Álvaro Darío Lara
Mis inicios en el aprendizaje de la escritura, allá por el primer grado, me traen a la memoria el Colegio “Nuestra Señora de los Ángeles”, fundado por la educadora Vicenta Ángel (la niña Chentía), una notable maestra, ya nonagenaria en aquella lejana época, quien dirigía –férreamente- ese pintoresco templo de las primeras letras, situado a inmediaciones de la Iglesia del Perpetuo Socorro en San Salvador.
Ahí, conocí el lápiz mongol, número 1 y número 2; y desde luego, la pizarrita, el pizarrín, el tintero, y el noble canutero de madera, con sus infaltables plumillas metálicas. A esto hay que agregar, el papel secante. Y es que, en ese colegio, el tiempo se había detenido, a pesar que ya soplaban, algunos vientos modernizadores más allá de sus persianas, puertas y ventanas -verdes muy verdes- que daban al recordado pasaje Aguilar.
Fueron las plumas de ave (de las alas de un ganso principalmente, aunque también se admitían otras especies), el gran instrumento gráfico desde el siglo VI hasta el XIX, según los entendidos. Este mundo fue extinguiéndose lentamente, con el surgimiento de la pluma estilográfica; y luego, con el bolígrafo. Sin embargo, en nuestro medio, repito, los viejos artefactos continuaron utilizándose. Incluso, se consideraba -y se considera aún en ciertos círculos- como un elegante distintivo, el empleo de las plumas estilográficas de cartucho; o recargables, directamente del depósito de tinta.
Los tiempos idos, registran a los admirables calígrafos, especialistas en aquella letra gótica, la gran preferida para los diplomas y títulos. Todavía algunas universidades y otras instituciones educativas, siguen encargando esta rotulación manuscrita, a los escasos artistas de la letra, que aún sobreviven.
Pero no sólo para escribir se han empleado plumas. El arte plumario, esto es, la creación de objetos con fines utilitarios y artísticos, ha estado presente en muchas culturas. Este arte tuvo entre los aztecas, quizás a sus más altos cultores, quienes crearon bellísimos cuadros, tocados y atavíos, con las plumas de las fabulosas aves de la América prehispánica. Basta recordar el famoso Penacho de Moctezuma, que exhibe -además de las plumas- oro y piedras preciosas, y sobre el cual existe una encendida controversia acerca de su autenticidad. Por cierto, no se encuentra en el nacionalísimo México, sino en el Museo Etnográfico de Viena, donde constituye una enorme atracción.
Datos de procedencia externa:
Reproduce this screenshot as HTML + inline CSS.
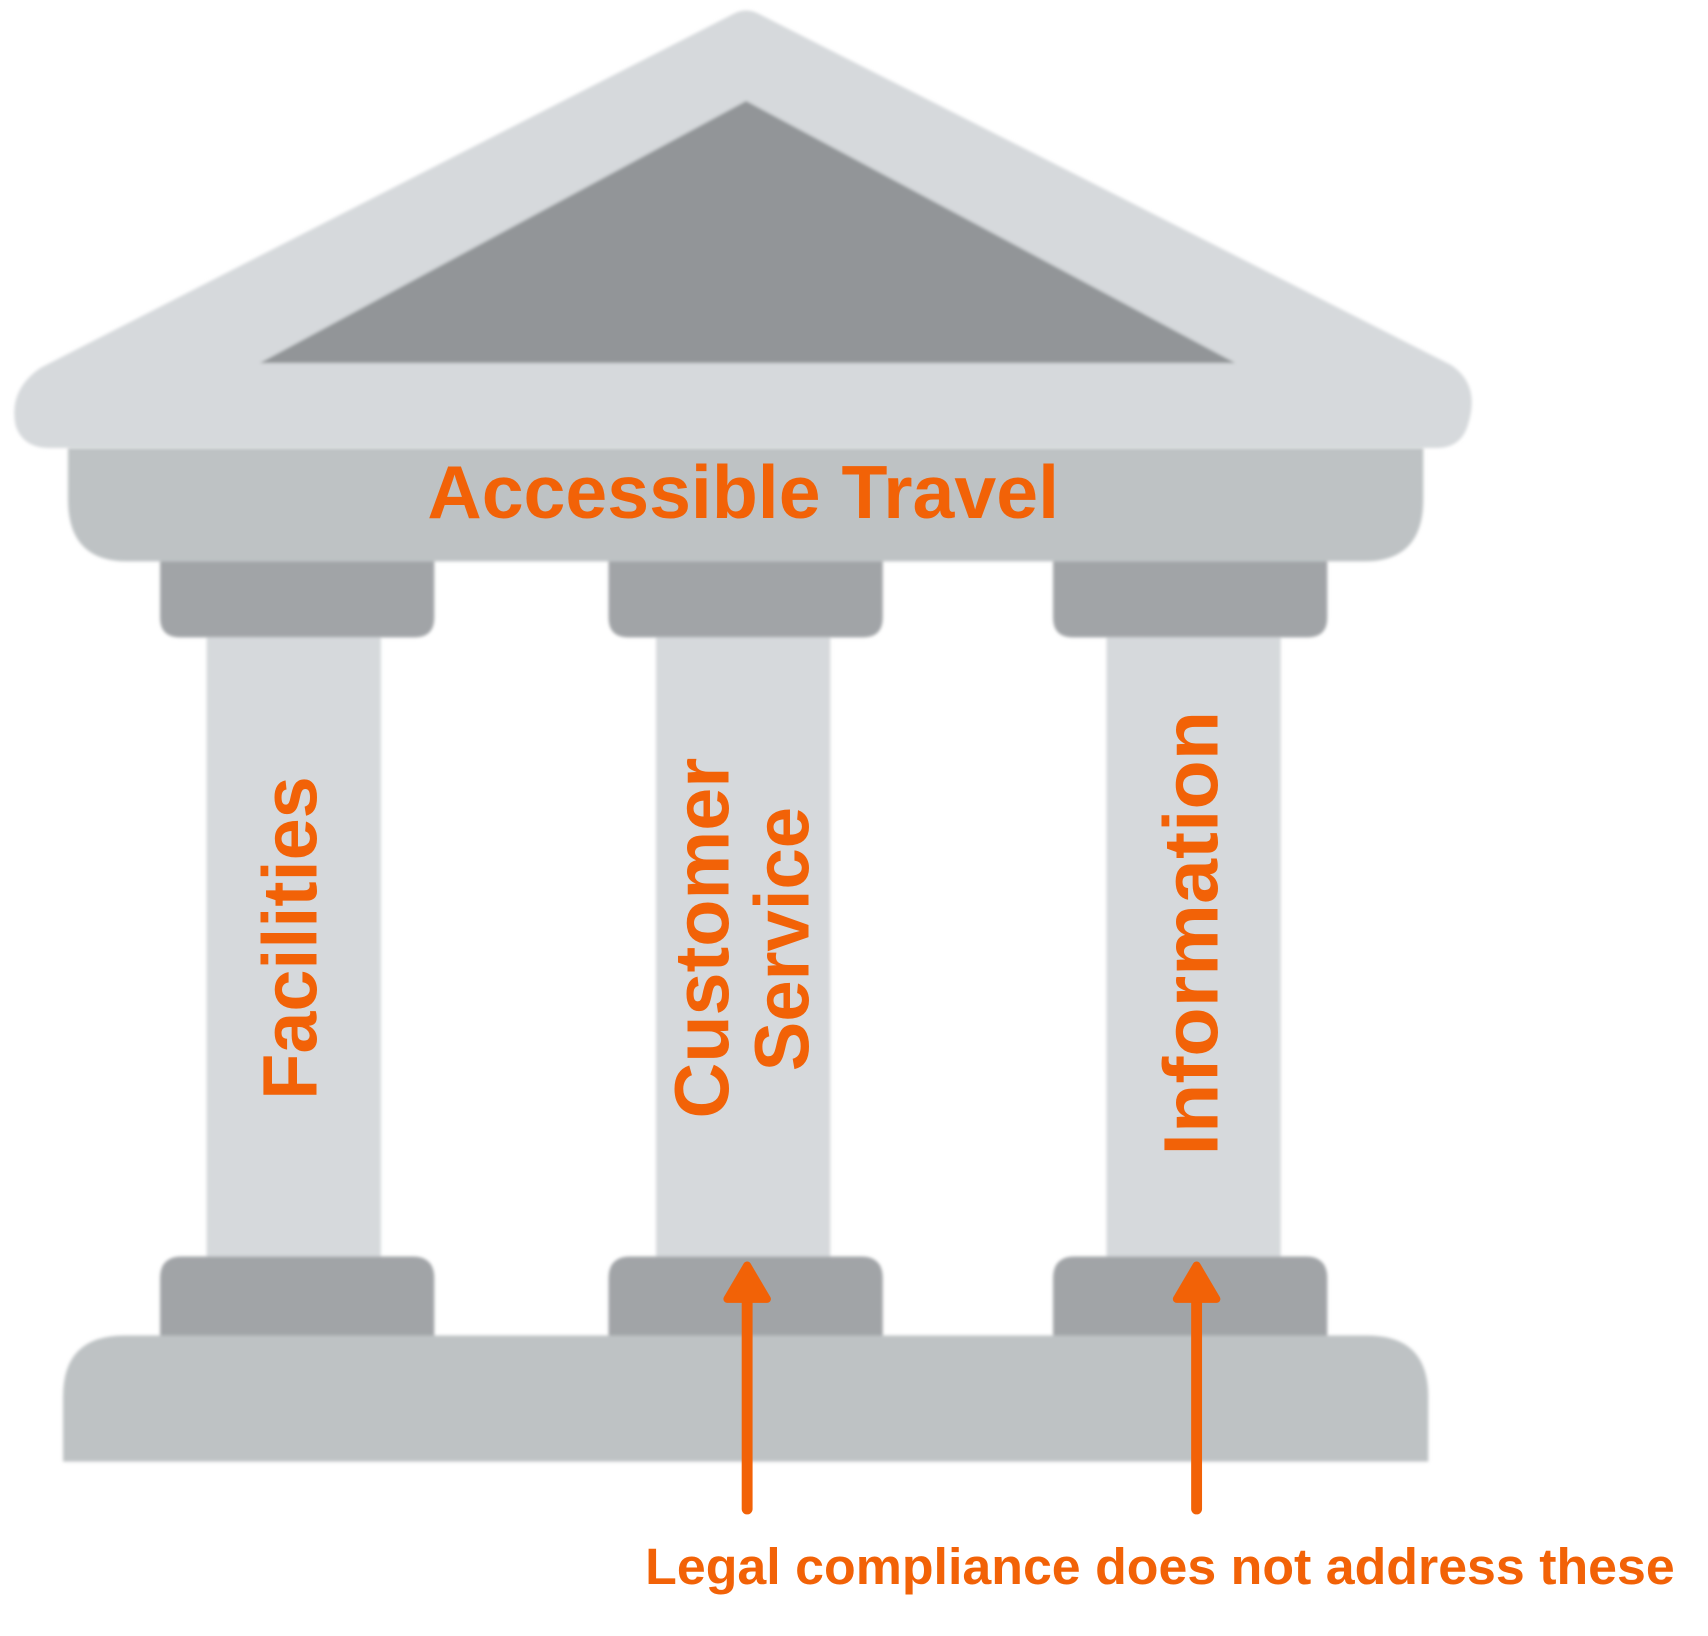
<!DOCTYPE html>
<html><head><meta charset="utf-8"><style>
html,body{margin:0;padding:0;background:#fff;}
svg{display:block;}
text{font-family:"Liberation Sans",sans-serif;font-weight:bold;fill:#f26207;}
</style></head><body>
<svg width="1708" height="1636" viewBox="0 0 1708 1636" xmlns="http://www.w3.org/2000/svg">
<defs><filter id="b"><feGaussianBlur stdDeviation="1.5"/></filter></defs>
<g transform="translate(68,0) scale(0.99,1) translate(-68,0)">
<g filter="url(#b)">
<path d="M740,14 Q753,7 766,14 L1465,365 Q1495,385 1482,425 Q1475,448 1450,448 L50,448 Q22,448 15,425 Q8,390 40,368 Z" fill="#d6d9dc"/>
<polygon points="753,101 1247,363 262,363" fill="#929598"/>
</g>
<g transform="translate(0,451) scale(1,0.986) translate(0,-451)">
<g filter="url(#b)">
<path d="M68,448 L1437,448 L1437,500 Q1437,563 1377,563 L128,563 Q68,563 68,500 Z" fill="#bec2c4"/>
<path d="M161,563 H438 V620 Q438,640 418,640 H181 Q161,640 161,620 Z" fill="#a1a4a7"/>
<path d="M614,563 H891 V620 Q891,640 871,640 H634 Q614,640 614,620 Z" fill="#a1a4a7"/>
<path d="M1063,563 H1340 V620 Q1340,640 1320,640 H1083 Q1063,640 1063,620 Z" fill="#a1a4a7"/>
<rect x="208" y="640" width="176" height="630" fill="#d6d9dc"/>
<rect x="662" y="640" width="176" height="630" fill="#d6d9dc"/>
<rect x="1117" y="640" width="176" height="630" fill="#d6d9dc"/>
<path d="M161,1290 Q161,1268 183,1268 H416 Q438,1268 438,1290 V1352 H161 Z" fill="#a1a4a7"/>
<path d="M614,1290 Q614,1268 636,1268 H869 Q891,1268 891,1290 V1352 H614 Z" fill="#a1a4a7"/>
<path d="M1063,1290 Q1063,1268 1085,1268 H1318 Q1340,1268 1340,1290 V1352 H1063 Z" fill="#a1a4a7"/>
<path d="M63,1476 V1410 Q63,1348 125,1348 H1380 Q1442,1348 1442,1410 V1476 Z" fill="#bec2c4"/>
</g>
<text x="750" y="519" font-size="76" text-anchor="middle" textLength="638" lengthAdjust="spacingAndGlyphs">Accessible Travel</text>
<text transform="translate(319,945) rotate(-90)" font-size="78" text-anchor="middle" textLength="328" lengthAdjust="spacingAndGlyphs">Facilities</text>
<text transform="translate(735,945) rotate(-90)" font-size="78" text-anchor="middle" textLength="366" lengthAdjust="spacingAndGlyphs">Customer</text>
<text transform="translate(816,946) rotate(-90)" font-size="78" text-anchor="middle" textLength="268" lengthAdjust="spacingAndGlyphs">Service</text>
<text transform="translate(1229,940) rotate(-90)" font-size="78" text-anchor="middle" textLength="451" lengthAdjust="spacingAndGlyphs">Information</text>
<g stroke="#f26207" stroke-linecap="round" stroke-linejoin="round" fill="#f26207">
<line x1="754" y1="1524" x2="754" y2="1300" stroke-width="11"/>
<polygon points="754,1277 774,1311 734,1311" stroke-width="8"/>
<line x1="1208" y1="1524" x2="1208" y2="1300" stroke-width="11"/>
<polygon points="1208,1277 1228,1311 1188,1311" stroke-width="8"/>
</g>
<text x="651" y="1600" font-size="52" textLength="1040" lengthAdjust="spacingAndGlyphs">Legal compliance does not address these</text>
</g>
</g>
</svg>
</body></html>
Y finalmente- en la devoción por las plumas- la primera vez que escuché el término “plumífero” era un niño. Mi padre lo decía con frecuencia, cuando leía a algunos articulistas en los periódicos locales. Siendo un infante, por mi mente pasaba la imagen de un hombre-gallo o de un pájaro parlante; tiempo después, de su venerable instrucción, me enteré que se dice así, de aquellos que escriben por encargo del multicolor y diverso poder: panfletos, discursos o toda suerte de himnos laudatorios, a cambio de constantes y sonantes dracmas.
En esos años de gris periodismo, eran muy ridículos y descarados; como ahora lo siguen siendo en los medios digitales llegando hasta la vomitiva grosería.
Continúan por todos lados –ya orquestados en sólida institucionalidad- y devengando en los presupuestos. Siempre estomacalmente incondicionales, disfrazados de analistas, religiosos, comunicadores o académicos “independientes” montados en la industrial y salvaje propaganda de los gobiernos. En fin, cosa de plumas.